**EXERCISE DIRECTIONS**
Below are the records; locate each line with the word "script" and copy it.

**RAW DATA**
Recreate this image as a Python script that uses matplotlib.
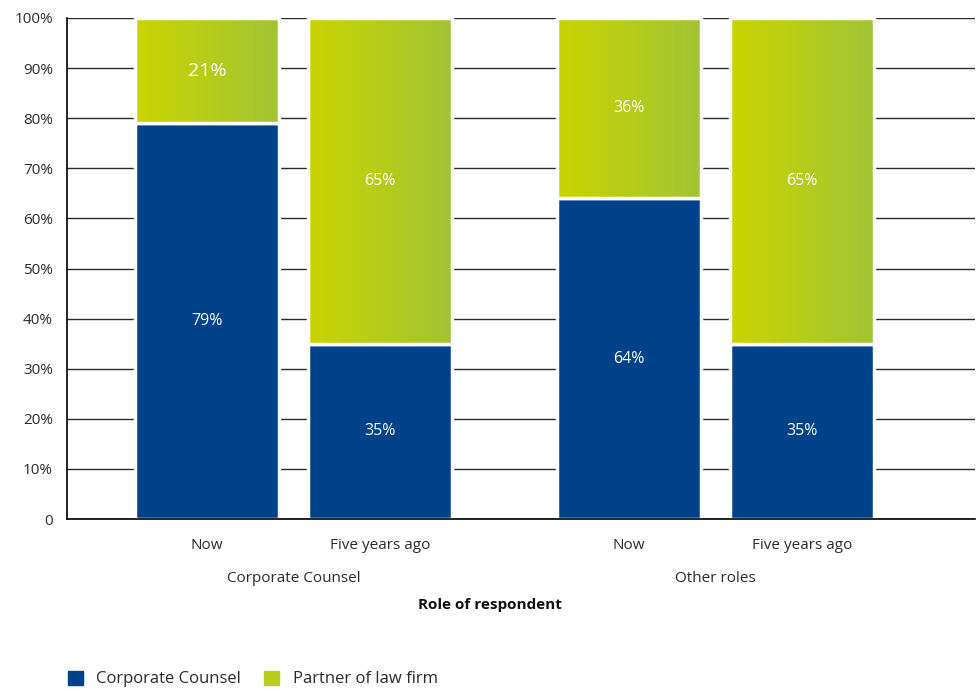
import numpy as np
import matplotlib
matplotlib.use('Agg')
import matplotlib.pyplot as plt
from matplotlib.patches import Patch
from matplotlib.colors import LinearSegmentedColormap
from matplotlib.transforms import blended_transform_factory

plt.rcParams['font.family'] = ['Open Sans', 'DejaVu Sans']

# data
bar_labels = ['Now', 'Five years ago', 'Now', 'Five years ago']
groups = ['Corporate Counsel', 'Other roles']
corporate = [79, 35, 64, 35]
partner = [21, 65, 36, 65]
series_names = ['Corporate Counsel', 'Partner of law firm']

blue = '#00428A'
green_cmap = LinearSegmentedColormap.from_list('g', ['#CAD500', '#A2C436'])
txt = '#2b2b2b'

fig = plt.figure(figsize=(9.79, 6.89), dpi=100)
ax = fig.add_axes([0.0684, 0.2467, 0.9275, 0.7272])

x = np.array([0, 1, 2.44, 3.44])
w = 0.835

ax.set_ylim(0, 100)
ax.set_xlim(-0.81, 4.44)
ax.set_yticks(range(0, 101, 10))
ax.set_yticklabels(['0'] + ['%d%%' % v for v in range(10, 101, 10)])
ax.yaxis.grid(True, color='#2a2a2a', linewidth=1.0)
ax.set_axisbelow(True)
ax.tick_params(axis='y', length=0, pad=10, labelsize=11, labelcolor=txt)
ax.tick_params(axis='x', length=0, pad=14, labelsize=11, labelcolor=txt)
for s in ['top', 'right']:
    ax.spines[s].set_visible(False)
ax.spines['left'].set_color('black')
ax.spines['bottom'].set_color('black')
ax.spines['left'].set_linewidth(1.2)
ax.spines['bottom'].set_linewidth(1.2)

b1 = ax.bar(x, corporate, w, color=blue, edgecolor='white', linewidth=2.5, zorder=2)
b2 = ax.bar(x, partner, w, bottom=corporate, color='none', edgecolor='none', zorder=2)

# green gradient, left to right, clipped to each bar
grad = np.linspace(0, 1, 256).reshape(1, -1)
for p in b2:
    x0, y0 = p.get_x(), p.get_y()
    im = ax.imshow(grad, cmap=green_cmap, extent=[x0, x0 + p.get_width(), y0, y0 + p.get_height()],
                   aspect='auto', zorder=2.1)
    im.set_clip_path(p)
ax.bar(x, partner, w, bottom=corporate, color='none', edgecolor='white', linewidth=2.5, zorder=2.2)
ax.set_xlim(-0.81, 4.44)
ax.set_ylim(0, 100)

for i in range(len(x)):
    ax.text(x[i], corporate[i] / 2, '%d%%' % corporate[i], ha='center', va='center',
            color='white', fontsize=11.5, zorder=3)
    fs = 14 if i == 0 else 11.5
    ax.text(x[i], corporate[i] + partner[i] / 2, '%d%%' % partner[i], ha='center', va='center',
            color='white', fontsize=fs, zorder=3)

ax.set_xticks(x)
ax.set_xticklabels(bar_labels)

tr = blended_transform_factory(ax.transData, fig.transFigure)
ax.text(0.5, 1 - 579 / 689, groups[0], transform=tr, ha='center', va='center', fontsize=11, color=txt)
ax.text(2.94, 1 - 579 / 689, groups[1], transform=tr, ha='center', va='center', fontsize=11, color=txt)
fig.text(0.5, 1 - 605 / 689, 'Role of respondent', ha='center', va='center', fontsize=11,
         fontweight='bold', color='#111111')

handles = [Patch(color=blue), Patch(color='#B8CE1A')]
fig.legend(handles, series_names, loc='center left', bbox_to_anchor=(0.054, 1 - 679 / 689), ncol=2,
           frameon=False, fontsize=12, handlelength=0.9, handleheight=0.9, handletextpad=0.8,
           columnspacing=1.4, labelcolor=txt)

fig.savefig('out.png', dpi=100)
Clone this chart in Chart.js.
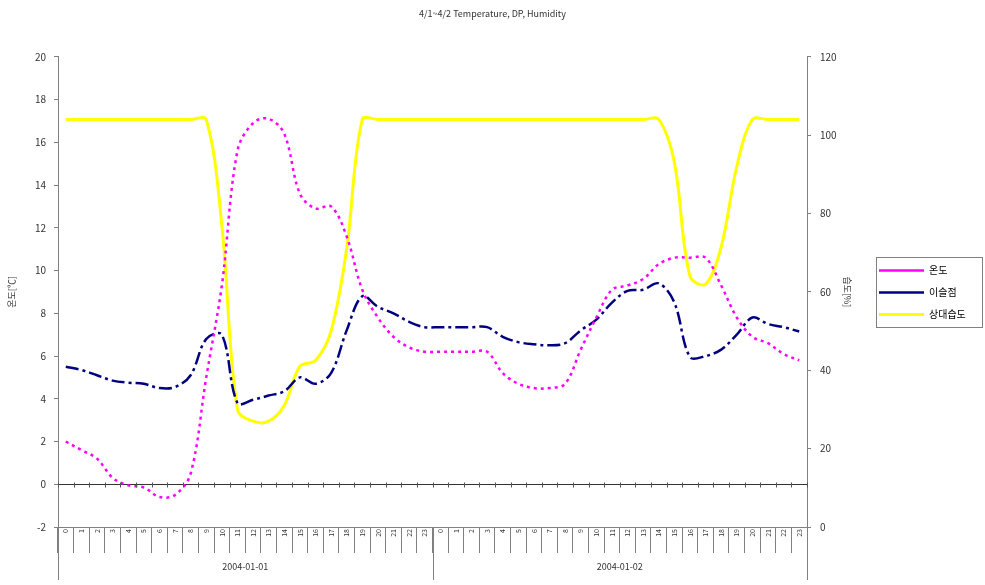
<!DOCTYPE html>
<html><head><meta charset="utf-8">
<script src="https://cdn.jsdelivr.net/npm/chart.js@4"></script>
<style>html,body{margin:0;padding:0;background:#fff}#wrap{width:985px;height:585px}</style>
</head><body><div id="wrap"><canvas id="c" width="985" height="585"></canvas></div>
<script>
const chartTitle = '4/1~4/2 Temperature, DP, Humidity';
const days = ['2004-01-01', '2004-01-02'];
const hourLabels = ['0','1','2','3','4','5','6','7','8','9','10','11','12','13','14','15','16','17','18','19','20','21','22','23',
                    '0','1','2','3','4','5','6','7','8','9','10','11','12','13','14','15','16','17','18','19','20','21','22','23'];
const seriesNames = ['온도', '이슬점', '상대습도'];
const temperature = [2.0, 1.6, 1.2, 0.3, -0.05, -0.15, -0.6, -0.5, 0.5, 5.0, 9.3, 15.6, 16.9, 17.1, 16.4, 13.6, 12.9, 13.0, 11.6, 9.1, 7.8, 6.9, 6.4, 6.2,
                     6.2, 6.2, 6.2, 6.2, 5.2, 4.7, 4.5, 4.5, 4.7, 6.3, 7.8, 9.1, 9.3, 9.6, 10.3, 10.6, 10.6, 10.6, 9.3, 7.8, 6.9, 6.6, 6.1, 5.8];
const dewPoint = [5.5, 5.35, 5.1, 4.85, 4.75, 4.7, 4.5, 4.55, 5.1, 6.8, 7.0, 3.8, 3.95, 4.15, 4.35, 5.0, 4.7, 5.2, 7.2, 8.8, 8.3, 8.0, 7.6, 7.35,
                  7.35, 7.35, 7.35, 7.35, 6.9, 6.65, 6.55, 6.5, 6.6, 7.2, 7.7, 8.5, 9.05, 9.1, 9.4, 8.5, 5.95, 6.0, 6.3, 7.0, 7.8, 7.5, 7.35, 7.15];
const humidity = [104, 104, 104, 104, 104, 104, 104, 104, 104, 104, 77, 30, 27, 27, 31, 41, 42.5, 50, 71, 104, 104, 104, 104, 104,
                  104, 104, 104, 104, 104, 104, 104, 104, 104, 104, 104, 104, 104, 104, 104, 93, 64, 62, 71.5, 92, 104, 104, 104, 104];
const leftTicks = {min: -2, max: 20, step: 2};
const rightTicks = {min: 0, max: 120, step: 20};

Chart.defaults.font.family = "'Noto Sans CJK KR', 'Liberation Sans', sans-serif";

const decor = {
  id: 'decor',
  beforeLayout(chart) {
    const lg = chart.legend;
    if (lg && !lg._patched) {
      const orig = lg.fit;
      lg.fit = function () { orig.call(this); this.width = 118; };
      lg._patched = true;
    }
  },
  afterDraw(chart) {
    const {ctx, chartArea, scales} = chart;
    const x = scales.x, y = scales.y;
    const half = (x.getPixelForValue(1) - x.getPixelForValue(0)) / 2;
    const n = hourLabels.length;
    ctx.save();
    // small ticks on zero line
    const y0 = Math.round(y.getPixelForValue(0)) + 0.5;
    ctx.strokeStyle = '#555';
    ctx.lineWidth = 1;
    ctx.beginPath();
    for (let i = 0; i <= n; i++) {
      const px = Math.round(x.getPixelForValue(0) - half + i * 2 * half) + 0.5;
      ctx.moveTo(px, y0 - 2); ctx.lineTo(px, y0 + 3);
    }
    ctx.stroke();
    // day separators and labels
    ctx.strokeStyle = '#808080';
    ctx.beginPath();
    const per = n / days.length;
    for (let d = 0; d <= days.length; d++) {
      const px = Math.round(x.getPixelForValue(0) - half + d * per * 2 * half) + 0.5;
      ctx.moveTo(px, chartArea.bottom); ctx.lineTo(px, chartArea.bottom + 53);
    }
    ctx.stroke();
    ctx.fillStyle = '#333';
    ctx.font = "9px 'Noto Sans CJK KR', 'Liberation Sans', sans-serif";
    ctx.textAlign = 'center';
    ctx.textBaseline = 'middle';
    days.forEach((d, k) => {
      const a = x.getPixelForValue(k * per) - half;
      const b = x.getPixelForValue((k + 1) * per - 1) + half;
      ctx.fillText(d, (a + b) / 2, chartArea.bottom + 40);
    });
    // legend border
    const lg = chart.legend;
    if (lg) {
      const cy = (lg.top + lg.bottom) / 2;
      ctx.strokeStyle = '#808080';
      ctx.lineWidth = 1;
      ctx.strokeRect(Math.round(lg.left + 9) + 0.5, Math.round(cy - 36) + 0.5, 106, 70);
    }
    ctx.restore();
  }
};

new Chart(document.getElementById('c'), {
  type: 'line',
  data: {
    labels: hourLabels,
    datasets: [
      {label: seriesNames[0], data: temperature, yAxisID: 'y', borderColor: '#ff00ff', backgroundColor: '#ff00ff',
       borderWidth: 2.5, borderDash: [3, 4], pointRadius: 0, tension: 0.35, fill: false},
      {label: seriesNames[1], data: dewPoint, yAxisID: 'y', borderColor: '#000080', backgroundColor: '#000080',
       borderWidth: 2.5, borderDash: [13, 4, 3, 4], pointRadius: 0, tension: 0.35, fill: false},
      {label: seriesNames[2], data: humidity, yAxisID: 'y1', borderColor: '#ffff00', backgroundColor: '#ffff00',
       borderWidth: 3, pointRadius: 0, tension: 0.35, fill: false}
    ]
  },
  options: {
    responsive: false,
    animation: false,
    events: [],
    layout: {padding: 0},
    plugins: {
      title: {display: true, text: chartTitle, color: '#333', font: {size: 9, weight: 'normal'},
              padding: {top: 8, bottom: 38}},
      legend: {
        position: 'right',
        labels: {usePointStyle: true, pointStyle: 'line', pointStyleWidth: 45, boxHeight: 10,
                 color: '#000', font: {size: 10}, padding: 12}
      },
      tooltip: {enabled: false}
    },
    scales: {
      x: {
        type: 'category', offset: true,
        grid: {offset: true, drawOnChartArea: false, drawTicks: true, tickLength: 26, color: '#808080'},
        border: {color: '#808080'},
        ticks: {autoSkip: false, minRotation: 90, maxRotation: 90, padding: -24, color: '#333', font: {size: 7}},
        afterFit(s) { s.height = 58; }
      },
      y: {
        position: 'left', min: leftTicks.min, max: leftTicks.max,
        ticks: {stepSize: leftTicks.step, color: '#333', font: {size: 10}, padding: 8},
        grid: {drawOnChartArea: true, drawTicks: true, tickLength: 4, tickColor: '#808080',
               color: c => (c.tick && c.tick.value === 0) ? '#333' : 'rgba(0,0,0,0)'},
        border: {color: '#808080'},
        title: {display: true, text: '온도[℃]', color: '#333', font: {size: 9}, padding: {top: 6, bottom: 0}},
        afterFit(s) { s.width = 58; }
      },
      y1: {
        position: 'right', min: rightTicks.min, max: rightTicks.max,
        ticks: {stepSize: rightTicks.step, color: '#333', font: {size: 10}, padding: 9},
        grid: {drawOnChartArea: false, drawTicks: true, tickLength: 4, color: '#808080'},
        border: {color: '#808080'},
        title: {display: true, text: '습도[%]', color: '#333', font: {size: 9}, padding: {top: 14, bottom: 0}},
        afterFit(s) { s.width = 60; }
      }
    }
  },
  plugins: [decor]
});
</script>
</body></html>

**RESPONSE TO THIS TASK**
Recreate this image as a Python script that uses matplotlib.
<script src="https://cdn.jsdelivr.net/npm/chart.js@4"></script>
<script>
</script>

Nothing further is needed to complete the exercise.